Grow a low-carbon wildflower meadow
Your lawn can become a powerful carbon sink that can play a significant part in combatting climate change – all you have to do is mow it less!
You might think that a garden wildflower meadow is something that has to be carefully designed. However, much of what you need is probably already there.
Waiting beneath your clipped lawn is a riot of wildflowers and prairie-like grasses that will burst into life as soon as you let them.

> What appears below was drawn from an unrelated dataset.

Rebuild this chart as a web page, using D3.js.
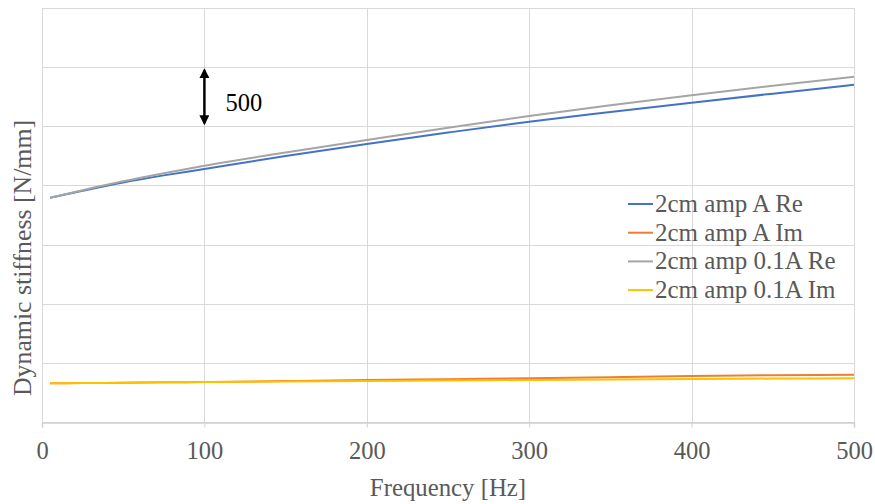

What's more, when you stop weekly mowing, your lawn starts on its journey to becoming natural grassland – one of the world's most efficient carbon sinks, able to lock up over 3 tonnes of carbon per hectare.
What is a meadow?
One of the loveliest types of grassland is the flower-filled hay meadow – agricultural pasture left unmown and ungrazed for part of the year, to produce hay. Inside our gardens, it’s possible to create a patch of meadow that could be the last refuge for some of our rarest and most beautiful species.
Hay meadows are an increasingly rare sight. In the UK, for example, about 97 per cent of them have disappeared since the 1930s, when farmers ploughed to make way for growing crops, or “improved” them with fertilisers until the grass grew thick and ousted the wildflowers.
Wildlife havens
If you allow them space to grow, you’ll find swathes of wildflowers will flourish. And as our gardens fill with wildflowers, they come alive.
Meadows are among the best of wildlife habitats, with nectar-rich flowers and undisturbed, tussocky grass to shelter solitary bees and ground beetles. They attract bees, butterflies, and other pollinating insects, with many, like marbled white and meadow blue butterflies, found nowhere else.
Counting the carbon cost
Once the grasses retreat, you’ll find the first wave of more common wildflowers is joined by other, spectacular wildlings, such as knapweeds, campions, or lady’s smock – and maybe, if you’re lucky, an orchid.
Discovering new blow-ins becomes a constant delight. It’s the meadow that nature would have created, tailor-made for your garden.